┌────────

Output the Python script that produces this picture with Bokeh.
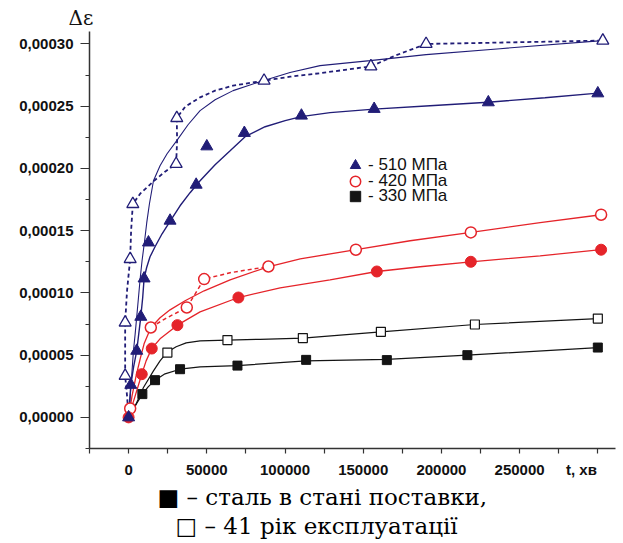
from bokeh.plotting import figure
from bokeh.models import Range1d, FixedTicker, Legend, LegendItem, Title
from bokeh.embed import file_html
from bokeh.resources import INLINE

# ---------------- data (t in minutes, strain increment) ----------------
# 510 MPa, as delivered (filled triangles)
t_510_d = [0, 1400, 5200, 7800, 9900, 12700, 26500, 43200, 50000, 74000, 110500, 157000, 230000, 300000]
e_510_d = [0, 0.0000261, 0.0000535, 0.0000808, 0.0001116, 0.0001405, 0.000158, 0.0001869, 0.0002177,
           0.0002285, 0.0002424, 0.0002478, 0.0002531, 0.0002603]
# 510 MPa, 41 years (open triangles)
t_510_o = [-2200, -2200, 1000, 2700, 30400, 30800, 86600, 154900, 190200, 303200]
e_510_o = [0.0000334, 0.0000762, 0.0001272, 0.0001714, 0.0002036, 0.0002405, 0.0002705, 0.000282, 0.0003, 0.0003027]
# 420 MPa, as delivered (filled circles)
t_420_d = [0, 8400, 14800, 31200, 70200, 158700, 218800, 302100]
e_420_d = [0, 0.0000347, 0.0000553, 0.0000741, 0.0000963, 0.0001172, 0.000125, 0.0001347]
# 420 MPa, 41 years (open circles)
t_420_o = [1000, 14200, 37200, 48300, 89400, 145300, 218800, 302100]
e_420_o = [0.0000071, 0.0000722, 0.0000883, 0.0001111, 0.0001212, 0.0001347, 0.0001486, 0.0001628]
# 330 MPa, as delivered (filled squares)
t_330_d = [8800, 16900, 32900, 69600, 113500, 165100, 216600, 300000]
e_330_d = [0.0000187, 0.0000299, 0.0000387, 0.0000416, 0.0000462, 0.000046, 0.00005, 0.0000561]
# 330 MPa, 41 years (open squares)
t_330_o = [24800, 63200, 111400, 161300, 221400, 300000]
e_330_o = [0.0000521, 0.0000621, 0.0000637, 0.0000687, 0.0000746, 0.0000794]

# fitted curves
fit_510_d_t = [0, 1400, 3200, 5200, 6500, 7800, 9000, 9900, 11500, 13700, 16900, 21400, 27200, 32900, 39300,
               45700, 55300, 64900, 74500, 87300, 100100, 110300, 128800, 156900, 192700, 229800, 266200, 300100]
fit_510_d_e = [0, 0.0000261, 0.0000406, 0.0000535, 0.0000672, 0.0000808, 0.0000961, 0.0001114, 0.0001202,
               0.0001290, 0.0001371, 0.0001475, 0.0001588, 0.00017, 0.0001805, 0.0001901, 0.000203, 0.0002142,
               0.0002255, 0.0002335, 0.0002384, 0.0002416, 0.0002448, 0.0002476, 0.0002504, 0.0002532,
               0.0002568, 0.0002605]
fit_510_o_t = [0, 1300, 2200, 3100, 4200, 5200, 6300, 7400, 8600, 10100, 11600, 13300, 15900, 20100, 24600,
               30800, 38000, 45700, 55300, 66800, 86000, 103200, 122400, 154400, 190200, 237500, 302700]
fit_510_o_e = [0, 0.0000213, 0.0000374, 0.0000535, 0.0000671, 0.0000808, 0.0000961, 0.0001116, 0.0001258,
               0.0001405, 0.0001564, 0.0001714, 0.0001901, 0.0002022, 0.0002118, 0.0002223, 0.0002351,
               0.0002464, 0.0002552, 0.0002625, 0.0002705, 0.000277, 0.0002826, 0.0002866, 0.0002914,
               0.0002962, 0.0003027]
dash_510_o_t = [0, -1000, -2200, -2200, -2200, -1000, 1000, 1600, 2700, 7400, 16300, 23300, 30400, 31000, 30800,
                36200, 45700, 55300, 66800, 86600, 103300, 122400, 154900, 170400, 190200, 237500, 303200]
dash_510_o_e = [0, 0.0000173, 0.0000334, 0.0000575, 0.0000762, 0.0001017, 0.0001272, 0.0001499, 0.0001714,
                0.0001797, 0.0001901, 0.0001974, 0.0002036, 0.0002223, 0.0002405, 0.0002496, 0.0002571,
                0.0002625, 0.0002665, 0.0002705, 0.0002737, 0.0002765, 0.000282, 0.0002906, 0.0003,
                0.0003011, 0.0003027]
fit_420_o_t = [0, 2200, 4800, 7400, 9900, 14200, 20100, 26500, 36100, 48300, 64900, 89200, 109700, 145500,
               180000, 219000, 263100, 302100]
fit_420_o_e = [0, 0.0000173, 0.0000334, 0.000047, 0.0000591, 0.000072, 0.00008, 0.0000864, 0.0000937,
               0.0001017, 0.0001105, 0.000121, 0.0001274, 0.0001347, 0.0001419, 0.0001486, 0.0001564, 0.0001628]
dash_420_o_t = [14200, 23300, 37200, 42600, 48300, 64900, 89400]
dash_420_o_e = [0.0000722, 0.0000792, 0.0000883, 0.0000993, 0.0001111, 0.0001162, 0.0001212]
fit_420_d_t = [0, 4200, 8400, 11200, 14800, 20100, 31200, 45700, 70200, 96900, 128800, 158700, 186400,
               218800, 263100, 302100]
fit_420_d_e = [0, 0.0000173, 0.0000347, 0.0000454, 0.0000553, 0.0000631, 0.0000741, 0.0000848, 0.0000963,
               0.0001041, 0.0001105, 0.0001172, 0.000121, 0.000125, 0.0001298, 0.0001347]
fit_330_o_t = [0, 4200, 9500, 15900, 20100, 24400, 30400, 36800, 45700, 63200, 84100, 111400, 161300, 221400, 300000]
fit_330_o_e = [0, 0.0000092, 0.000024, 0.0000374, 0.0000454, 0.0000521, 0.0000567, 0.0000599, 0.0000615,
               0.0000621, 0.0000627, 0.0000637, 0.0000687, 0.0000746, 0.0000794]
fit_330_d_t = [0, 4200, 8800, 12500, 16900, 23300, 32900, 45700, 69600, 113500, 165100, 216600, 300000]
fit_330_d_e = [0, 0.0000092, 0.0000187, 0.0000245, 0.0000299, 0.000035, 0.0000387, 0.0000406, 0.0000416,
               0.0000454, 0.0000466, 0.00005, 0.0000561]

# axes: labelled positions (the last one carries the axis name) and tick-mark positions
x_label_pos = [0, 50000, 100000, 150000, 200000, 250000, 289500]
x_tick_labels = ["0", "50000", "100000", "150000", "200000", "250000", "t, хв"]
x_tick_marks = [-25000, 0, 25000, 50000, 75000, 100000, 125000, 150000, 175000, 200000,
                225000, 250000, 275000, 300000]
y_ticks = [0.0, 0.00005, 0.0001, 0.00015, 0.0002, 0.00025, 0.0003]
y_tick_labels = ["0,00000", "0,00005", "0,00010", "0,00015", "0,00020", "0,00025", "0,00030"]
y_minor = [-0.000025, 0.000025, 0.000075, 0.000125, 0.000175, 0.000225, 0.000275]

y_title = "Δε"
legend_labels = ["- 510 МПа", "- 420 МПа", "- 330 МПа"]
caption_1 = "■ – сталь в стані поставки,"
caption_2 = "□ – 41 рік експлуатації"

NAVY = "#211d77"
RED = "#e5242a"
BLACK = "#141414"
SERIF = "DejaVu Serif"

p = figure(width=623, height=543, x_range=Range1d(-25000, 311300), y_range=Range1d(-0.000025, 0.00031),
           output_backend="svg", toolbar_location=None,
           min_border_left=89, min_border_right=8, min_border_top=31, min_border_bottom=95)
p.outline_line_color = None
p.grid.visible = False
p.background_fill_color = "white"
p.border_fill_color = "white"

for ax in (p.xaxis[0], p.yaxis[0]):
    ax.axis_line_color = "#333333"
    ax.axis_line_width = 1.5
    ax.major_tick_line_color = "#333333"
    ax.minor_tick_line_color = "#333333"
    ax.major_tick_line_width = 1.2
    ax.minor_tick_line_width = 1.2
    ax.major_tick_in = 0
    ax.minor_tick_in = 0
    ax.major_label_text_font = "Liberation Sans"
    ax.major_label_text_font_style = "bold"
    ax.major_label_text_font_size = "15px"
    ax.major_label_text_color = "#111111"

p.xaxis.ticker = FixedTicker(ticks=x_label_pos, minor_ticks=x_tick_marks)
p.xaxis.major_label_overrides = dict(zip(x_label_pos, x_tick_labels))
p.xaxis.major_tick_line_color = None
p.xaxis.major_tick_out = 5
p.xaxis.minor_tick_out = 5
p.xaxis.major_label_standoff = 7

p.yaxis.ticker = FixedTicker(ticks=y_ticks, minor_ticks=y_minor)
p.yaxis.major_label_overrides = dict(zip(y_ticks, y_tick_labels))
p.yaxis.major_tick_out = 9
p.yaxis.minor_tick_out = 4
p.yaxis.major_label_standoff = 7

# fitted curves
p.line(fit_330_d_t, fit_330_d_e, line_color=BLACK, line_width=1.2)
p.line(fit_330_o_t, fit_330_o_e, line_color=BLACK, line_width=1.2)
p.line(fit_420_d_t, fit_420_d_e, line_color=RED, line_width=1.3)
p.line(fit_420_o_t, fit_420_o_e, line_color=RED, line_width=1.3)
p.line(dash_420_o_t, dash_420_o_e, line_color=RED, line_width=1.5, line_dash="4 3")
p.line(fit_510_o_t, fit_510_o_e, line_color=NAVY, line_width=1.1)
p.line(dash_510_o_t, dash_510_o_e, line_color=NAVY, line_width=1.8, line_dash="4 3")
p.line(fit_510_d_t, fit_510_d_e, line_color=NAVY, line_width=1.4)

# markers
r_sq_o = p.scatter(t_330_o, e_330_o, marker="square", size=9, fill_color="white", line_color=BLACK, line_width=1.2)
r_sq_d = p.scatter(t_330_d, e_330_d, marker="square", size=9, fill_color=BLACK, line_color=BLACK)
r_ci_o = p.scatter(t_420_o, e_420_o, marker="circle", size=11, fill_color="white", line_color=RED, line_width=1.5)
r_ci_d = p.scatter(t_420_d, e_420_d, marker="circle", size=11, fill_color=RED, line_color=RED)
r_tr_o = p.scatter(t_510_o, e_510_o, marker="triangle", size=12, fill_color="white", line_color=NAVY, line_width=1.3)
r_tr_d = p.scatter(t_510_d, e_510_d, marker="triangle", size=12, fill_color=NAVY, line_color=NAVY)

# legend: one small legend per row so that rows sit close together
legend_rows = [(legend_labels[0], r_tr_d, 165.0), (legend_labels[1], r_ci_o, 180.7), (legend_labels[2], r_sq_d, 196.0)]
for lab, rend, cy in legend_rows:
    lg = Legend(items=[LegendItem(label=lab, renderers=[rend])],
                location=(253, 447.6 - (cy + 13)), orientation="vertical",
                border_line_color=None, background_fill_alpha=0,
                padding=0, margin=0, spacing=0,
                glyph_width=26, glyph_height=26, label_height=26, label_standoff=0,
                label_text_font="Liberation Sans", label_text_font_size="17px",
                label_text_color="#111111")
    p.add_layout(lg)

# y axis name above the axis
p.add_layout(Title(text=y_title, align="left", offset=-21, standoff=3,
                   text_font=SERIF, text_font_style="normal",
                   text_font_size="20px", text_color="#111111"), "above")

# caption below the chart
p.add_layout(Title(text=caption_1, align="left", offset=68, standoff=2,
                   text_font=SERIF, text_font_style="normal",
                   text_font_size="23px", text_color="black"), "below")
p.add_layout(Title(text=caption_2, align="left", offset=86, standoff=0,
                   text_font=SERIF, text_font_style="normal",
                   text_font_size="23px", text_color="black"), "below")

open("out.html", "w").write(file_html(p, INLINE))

└────────

• **EXERCISE DETAILS**: Repeat only the lines from the beginning of the material through the line containing "from bokeh.resources import INLINE", both ends kept, leaving pictures out.

• **EXERCISE RESULT**:
Output the Python script that produces this picture with Bokeh.
from bokeh.plotting import figure
from bokeh.models import Range1d, FixedTicker, Legend, LegendItem, Title
from bokeh.embed import file_html
from bokeh.resources import INLINE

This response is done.